ABKO Properties was a joint venture between Wichita, Kansas real estate entrepreneur George Ablah and Wichita-based Koch Industries formed specifically to purchase Chrysler Realty Corporation in the late 1970s from a hard-pressed Lee Iacocca. Koch Industries is ranked 2 among the Forbes list of largest private companies. Chrysler Realty Corporation purchases, leases or options dealership facilities and then leases or subleases these facilities to Chrysler dealers. The name ABKO was derived from the first two letters of Ablah's name and the first two letters of Charles Koch's name, who is head of Koch Industries.

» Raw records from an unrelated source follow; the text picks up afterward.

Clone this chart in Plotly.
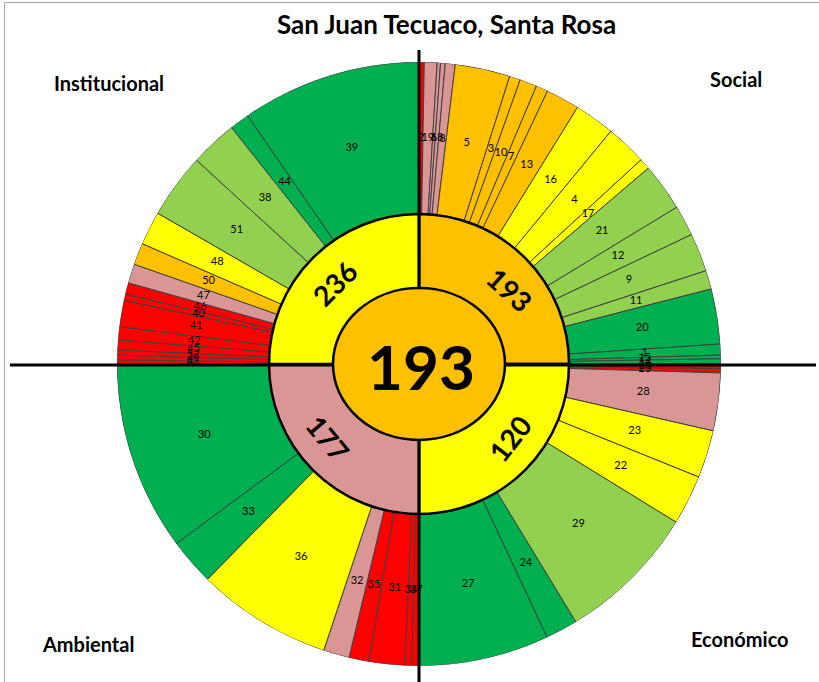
import math
import plotly.graph_objects as go

# ---------------- data ----------------
quadrants = ["Social", "Económico", "Ambiental", "Institucional"]
quadrant_scores = [193, 120, 177, 236]
quadrant_classes = ["O", "Y", "P", "Y"]
total_score = 193
total_class = "O"

social_ids = ["2", "19", "6", "18", "8", "5", "3", "10", "7", "13", "16", "4", "17",
              "21", "12", "9", "11", "20", "1", "15", "14"]
social_widths = [1.0, 2.45, 0.65, 0.9, 1.9, 10.6, 2.1, 3.3, 2.3, 6.5, 7.8, 7.9, 2.1,
                 9.2, 5.9, 7.4, 3.6, 10.6, 2.1, 0.7, 1.0]
social_classes = ["R", "P", "P", "P", "P", "O", "O", "O", "O", "O", "Y", "Y", "Y",
                  "LG", "LG", "LG", "LG", "G", "G", "G", "G"]

economico_ids = ["26", "25", "28", "23", "22", "29", "24", "27"]
economico_widths = [0.9, 0.8, 11.1, 9.2, 9.6, 27.1, 6.2, 25.1]
economico_classes = ["R", "R", "P", "Y", "Y", "LG", "G", "G"]

ambiental_ids = ["37", "34", "31", "35", "32", "36", "33", "30"]
ambiental_widths = [1.4, 1.3, 6.9, 3.8, 5.0, 26.1, 9.0, 36.5]
ambiental_classes = ["R", "R", "R", "R", "P", "Y", "G", "G"]

institucional_ids = ["43", "49", "52", "45", "42", "41", "40", "46", "47", "50", "48",
                     "51", "38", "44", "39"]
institucional_widths = [0.8, 0.9, 1.0, 1.9, 2.5, 5.1, 1.2, 2.2, 3.7, 4.2, 6.5,
                        12.5, 9.1, 3.8, 34.6]
institucional_classes = ["R", "R", "R", "R", "R", "R", "R", "R", "P", "O", "Y",
                         "LG", "LG", "G", "G"]

# ---------------- styling ----------------
COLORS = {"R": "#FF0000", "P": "#DA9694", "O": "#FFC000", "Y": "#FFFF00",
          "LG": "#92D050", "G": "#00B050"}
W, H = 819, 682
CX, CY = 419, 364
R_OUT, R_MID = 302, 150
FONT = "Lato"


def px(x):
    return x / W


def py(y):
    return 1 - y / H


groups = [
    (social_ids, social_widths, social_classes),
    (economico_ids, economico_widths, economico_classes),
    (ambiental_ids, ambiental_widths, ambiental_classes),
    (institucional_ids, institucional_widths, institucional_classes),
]

thetas, widths, cols, texts = [], [], [], []
for k, (ids, ws, cls) in enumerate(groups):
    acc = 90 * k
    for i, w, c in zip(ids, ws, cls):
        thetas.append(acc + w / 2)
        widths.append(w)
        cols.append(COLORS[c])
        texts.append(i)
        acc += w

fig = go.Figure()
fig.add_trace(go.Barpolar(
    theta=thetas, width=widths, r=[R_OUT - R_MID] * len(thetas), base=R_MID,
    marker=dict(color=cols, line=dict(color="#404040", width=1)),
    hoverinfo="skip", showlegend=False))
fig.add_trace(go.Barpolar(
    theta=[45 + 90 * k for k in range(4)], width=[90] * 4, r=[R_MID] * 4, base=0,
    marker=dict(color=[COLORS[c] for c in quadrant_classes],
                line=dict(color="black", width=2.5)),
    hoverinfo="skip", showlegend=False))
fig.add_trace(go.Scatterpolar(
    theta=thetas, r=[(R_OUT + R_MID) / 2] * len(thetas), mode="text", text=texts,
    textfont=dict(size=11, color="black", family=FONT),
    hoverinfo="skip", showlegend=False))

fig.update_layout(
    width=W, height=H, margin=dict(l=0, r=0, t=0, b=0),
    paper_bgcolor="white", plot_bgcolor="white",
    polar=dict(
        domain=dict(x=[px(CX - R_OUT), px(CX + R_OUT)],
                    y=[py(CY + R_OUT), py(CY - R_OUT)]),
        bgcolor="rgba(0,0,0,0)",
        radialaxis=dict(visible=False, range=[0, R_OUT]),
        angularaxis=dict(visible=False, rotation=90, direction="clockwise",
                         showgrid=False, showline=False, showticklabels=False),
    ),
)

shapes = []
# frame
shapes.append(dict(type="rect", xref="paper", yref="paper", x0=px(4.5), x1=px(840),
                   y0=py(700), y1=py(2.5), line=dict(color="#A6A6A6", width=1),
                   fillcolor="rgba(0,0,0,0)"))
# axes
shapes.append(dict(type="line", xref="paper", yref="paper", x0=px(CX), x1=px(CX),
                   y0=py(50), y1=py(690), line=dict(color="black", width=3)))
shapes.append(dict(type="line", xref="paper", yref="paper", x0=px(10), x1=px(816),
                   y0=py(CY + 1), y1=py(CY + 1), line=dict(color="black", width=3)))
# centre ellipse
shapes.append(dict(type="circle", xref="paper", yref="paper",
                   x0=px(CX - 86), x1=px(CX + 86), y0=py(CY + 76), y1=py(CY - 76),
                   fillcolor=COLORS[total_class], line=dict(color="black", width=2.5)))
fig.update_layout(shapes=shapes)


def note(text, x, y, size, angle=0):
    return dict(text=text, x=px(x), y=py(y), xref="paper", yref="paper",
                xanchor="center", yanchor="middle", showarrow=False,
                textangle=angle, font=dict(size=size, family=FONT, color="black"))


ann = [note("<b>San Juan Tecuaco, Santa Rosa</b>", 447, 24, 26)]
quad_label_pos = [(736, 79), (740, 639), (88, 644), (109, 83)]
for name, (x, y) in zip(quadrants, quad_label_pos):
    ann.append(note(f"<b>{name}</b>", x, y, 20))

mid_label_theta = [51, 129, 231, 314]
mid_label_rot = [42, -52, 50, -45]
for s, th, rot in zip(quadrant_scores, mid_label_theta, mid_label_rot):
    t = math.radians(th)
    ann.append(note(f"<b>{s}</b>", CX + 117 * math.sin(t), CY - 117 * math.cos(t), 28, rot))
ann.append(note(f"<b>{total_score}</b>", CX + 2, CY + 2, 62))
fig.update_layout(annotations=ann)

fig.write_html("out.html", config={"displayModeBar": False},
               post_script="document.body.style.margin='0';")
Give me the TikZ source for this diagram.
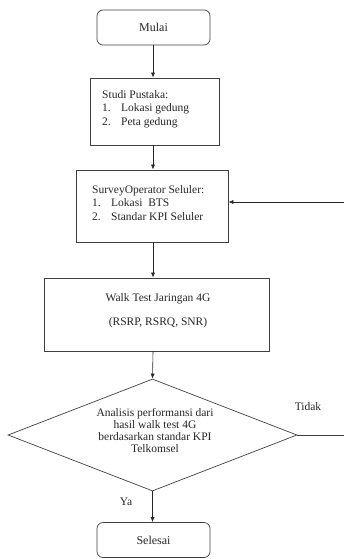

At the time ABKO was formed, Chrysler was on the verge of bankruptcy.

==History==

ABKO purchased around 840 Chrysler automotive dealership sites around the country controlled by Iacocca in 1979 for slightly over $100 million in cash. Not all the sites were owned by Chrysler Realty.

Under the leadership of Ablah and his team, Chrysler Realty president Ed Homer (for a brief time), executive vice president Corliss (Corky) Nelson of Koch, acquisition/disposition specialists Wayne Delfino and Frank Mills, and attorney John Schippel, among others, ABKO set forth a strategy to diversify Chrysler Realty Corporation by way of liquidating non-performing Chrysler dealership properties by tax-free exchange and sale.

In 1983, Iacocca, assisted by a government bailout he organized, repurchased 446 of the dealerships in a measure aimed at strengthening the Chrysler dealer network. ABKO dissolved shortly thereafter.